_THE TASK_
Transcribe the whole listing without a single picture.

··········

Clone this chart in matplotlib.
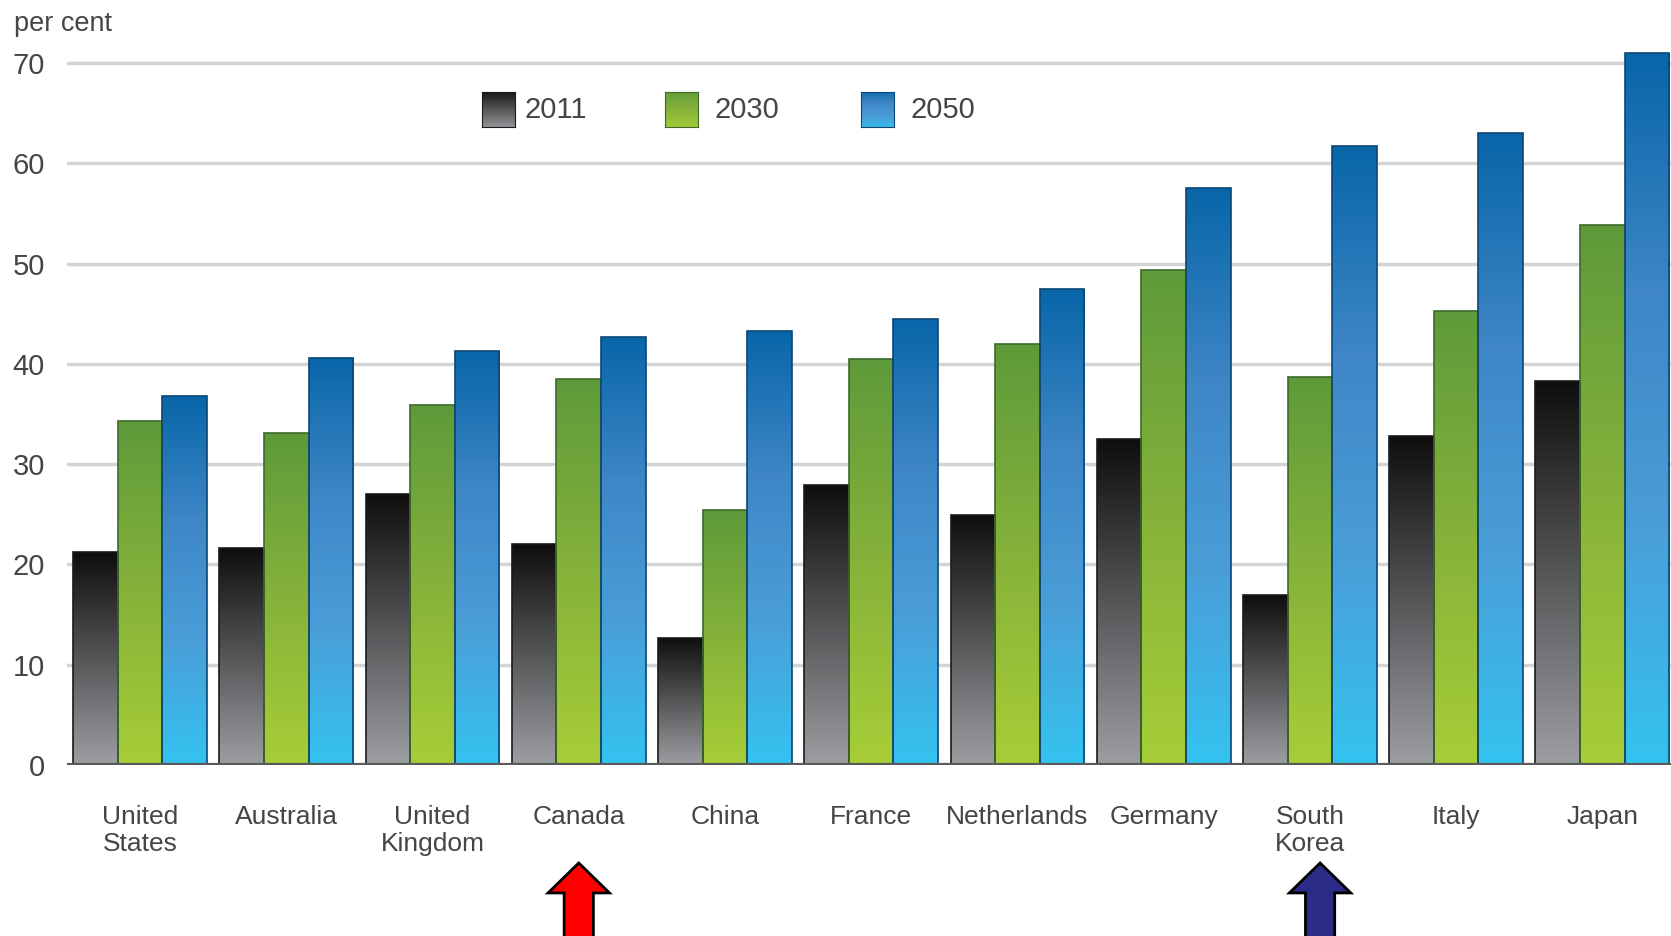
import numpy as np
import matplotlib
matplotlib.use("Agg")
import matplotlib.pyplot as plt
from matplotlib.colors import LinearSegmentedColormap
from matplotlib.patches import Polygon
from matplotlib.transforms import blended_transform_factory

plt.rcParams['font.family'] = ['Liberation Sans', 'DejaVu Sans']

# share of population aged 65+ relative to working age, per cent
countries = ['United\nStates', 'Australia', 'United\nKingdom', 'Canada', 'China',
             'France', 'Netherlands', 'Germany', 'South\nKorea', 'Italy', 'Japan']
years = ['2011', '2030', '2050']
v2011 = [21.2, 21.6, 27.0, 22.0, 12.7, 27.9, 24.9, 32.5, 17.0, 32.8, 38.3]
v2030 = [34.3, 33.1, 35.9, 38.5, 25.4, 40.5, 42.0, 49.4, 38.7, 45.3, 53.8]
v2050 = [36.8, 40.6, 41.3, 42.7, 43.3, 44.5, 47.5, 57.5, 61.7, 63.0, 71.0]
yticks = [0, 10, 20, 30, 40, 50, 60, 70]

# colour stops (bottom -> top) and edge colour for each series
grads = [(['#9c9ea1', '#555658', '#0e0e0e'], '#1a1a1a'),
         (['#a7ce37', '#86b23a', '#5e9a3b'], '#3d6a28'),
         (['#34c3f0', '#4a9ed8', '#3e86c6', '#0866a8'], '#0b4676')]

fig = plt.figure(figsize=(16.71, 9.36), dpi=100)
ax = fig.add_axes([0.0401, 0.1827, 0.9599, 0.7714])

x = np.arange(len(countries))
w = 0.305
series = [v2011, v2030, v2050]
grad = np.linspace(0, 1, 256).reshape(-1, 1)
for i, vals in enumerate(series):
    stops, edge = grads[i]
    cmap = LinearSegmentedColormap.from_list('g%d' % i, stops)
    bars = ax.bar(x + (i - 1) * w, vals, w, facecolor='none', edgecolor=edge,
                  linewidth=1.2, zorder=3)
    for b in bars:
        x0 = b.get_x()
        h = b.get_height()
        im = ax.imshow(grad, extent=(x0, x0 + w, 0, h), origin='lower',
                       aspect='auto', cmap=cmap, zorder=2, interpolation='bilinear')
        im.set_clip_path(b)

ax.set_xlim(-0.5, 10.47)
ax.set_ylim(0, 72)
ax.set_yticks(yticks)
ax.set_xticks(x)
ax.set_xticklabels(countries, linespacing=1.15)
ax.tick_params(axis='x', length=0, pad=29, labelsize=19, labelcolor='#454545')
ax.tick_params(axis='y', length=0, pad=16, labelsize=21, labelcolor='#454545')
for sp in ax.spines.values():
    sp.set_visible(False)
ax.set_axisbelow(True)
ax.yaxis.grid(True, color='#d4d4d4', linewidth=2.5)
ax.axhline(0, color='#5a5a5a', linewidth=3, zorder=5)

fig.text(14 / 1671, 1 - 24 / 936, 'per cent', fontsize=19.5, color='#454545', va='center')

# legend swatches with the same gradients
sw_x = [482, 665, 861]
lab_x = [524, 715, 910]
for i, yr in enumerate(years):
    stops, edge = grads[i]
    cmap = LinearSegmentedColormap.from_list('l%d' % i, stops)
    sax = fig.add_axes([sw_x[i] / 1671, 1 - 127 / 936, 33 / 1671, 35 / 936])
    sax.imshow(np.linspace(0, 1, 64).reshape(-1, 1), origin='lower', aspect='auto',
               cmap=cmap, vmin=-0.1, vmax=1.1)
    sax.set_xticks([])
    sax.set_yticks([])
    for sp in sax.spines.values():
        sp.set_color(edge)
    fig.text(lab_x[i] / 1671, 1 - 110 / 936, yr, fontsize=21, color='#454545', va='center')

# arrows pointing at Canada and South Korea
tr = blended_transform_factory(ax.transData, fig.transFigure)
for cx, col in [(3.0, '#ff0000'), (8.07, '#2b2b88')]:
    hw, sw = 0.21, 0.1
    pts = [(cx, 0.078), (cx + hw, 0.046), (cx + sw, 0.046), (cx + sw, -0.01),
           (cx - sw, -0.01), (cx - sw, 0.046), (cx - hw, 0.046)]
    ax.add_patch(Polygon(pts, closed=True, facecolor=col, edgecolor='black',
                         linewidth=2, transform=tr, clip_on=False, zorder=6))

fig.savefig('out.png', dpi=100)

··········

_WRITTEN RESPONSE_
Clone this chart in matplotlib.
import numpy as np
import matplotlib
matplotlib.use("Agg")
import matplotlib.pyplot as plt
from matplotlib.colors import LinearSegmentedColormap
from matplotlib.patches import Polygon
from matplotlib.transforms import blended_transform_factory

plt.rcParams['font.family'] = ['Liberation Sans', 'DejaVu Sans']

# share of population aged 65+ relative to working age, per cent
countries = ['United\nStates', 'Australia', 'United\nKingdom', 'Canada', 'China',
             'France', 'Netherlands', 'Germany', 'South\nKorea', 'Italy', 'Japan']
years = ['2011', '2030', '2050']
v2011 = [21.2, 21.6, 27.0, 22.0, 12.7, 27.9, 24.9, 32.5, 17.0, 32.8, 38.3]
v2030 = [34.3, 33.1, 35.9, 38.5, 25.4, 40.5, 42.0, 49.4, 38.7, 45.3, 53.8]
v2050 = [36.8, 40.6, 41.3, 42.7, 43.3, 44.5, 47.5, 57.5, 61.7, 63.0, 71.0]
yticks = [0, 10, 20, 30, 40, 50, 60, 70]

# colour stops (bottom -> top) and edge colour for each series
grads = [(['#9c9ea1', '#555658', '#0e0e0e'], '#1a1a1a'),
         (['#a7ce37', '#86b23a', '#5e9a3b'], '#3d6a28'),
         (['#34c3f0', '#4a9ed8', '#3e86c6', '#0866a8'], '#0b4676')]

fig = plt.figure(figsize=(16.71, 9.36), dpi=100)
ax = fig.add_axes([0.0401, 0.1827, 0.9599, 0.7714])

x = np.arange(len(countries))
w = 0.305
series = [v2011, v2030, v2050]
grad = np.linspace(0, 1, 256).reshape(-1, 1)
for i, vals in enumerate(series):
    stops, edge = grads[i]
    cmap = LinearSegmentedColormap.from_list('g%d' % i, stops)
    bars = ax.bar(x + (i - 1) * w, vals, w, facecolor='none', edgecolor=edge,
                  linewidth=1.2, zorder=3)
    for b in bars:
        x0 = b.get_x()
        h = b.get_height()
        im = ax.imshow(grad, extent=(x0, x0 + w, 0, h), origin='lower',
                       aspect='auto', cmap=cmap, zorder=2, interpolation='bilinear')
        im.set_clip_path(b)

ax.set_xlim(-0.5, 10.47)
ax.set_ylim(0, 72)
ax.set_yticks(yticks)
ax.set_xticks(x)
ax.set_xticklabels(countries, linespacing=1.15)
ax.tick_params(axis='x', length=0, pad=29, labelsize=19, labelcolor='#454545')
ax.tick_params(axis='y', length=0, pad=16, labelsize=21, labelcolor='#454545')
for sp in ax.spines.values():
    sp.set_visible(False)
ax.set_axisbelow(True)
ax.yaxis.grid(True, color='#d4d4d4', linewidth=2.5)
ax.axhline(0, color='#5a5a5a', linewidth=3, zorder=5)

fig.text(14 / 1671, 1 - 24 / 936, 'per cent', fontsize=19.5, color='#454545', va='center')

# legend swatches with the same gradients
sw_x = [482, 665, 861]
lab_x = [524, 715, 910]
for i, yr in enumerate(years):
    stops, edge = grads[i]
    cmap = LinearSegmentedColormap.from_list('l%d' % i, stops)
    sax = fig.add_axes([sw_x[i] / 1671, 1 - 127 / 936, 33 / 1671, 35 / 936])
    sax.imshow(np.linspace(0, 1, 64).reshape(-1, 1), origin='lower', aspect='auto',
               cmap=cmap, vmin=-0.1, vmax=1.1)
    sax.set_xticks([])
    sax.set_yticks([])
    for sp in sax.spines.values():
        sp.set_color(edge)
    fig.text(lab_x[i] / 1671, 1 - 110 / 936, yr, fontsize=21, color='#454545', va='center')

# arrows pointing at Canada and South Korea
tr = blended_transform_factory(ax.transData, fig.transFigure)
for cx, col in [(3.0, '#ff0000'), (8.07, '#2b2b88')]:
    hw, sw = 0.21, 0.1
    pts = [(cx, 0.078), (cx + hw, 0.046), (cx + sw, 0.046), (cx + sw, -0.01),
           (cx - sw, -0.01), (cx - sw, 0.046), (cx - hw, 0.046)]
    ax.add_patch(Polygon(pts, closed=True, facecolor=col, edgecolor='black',
                         linewidth=2, transform=tr, clip_on=False, zorder=6))

fig.savefig('out.png', dpi=100)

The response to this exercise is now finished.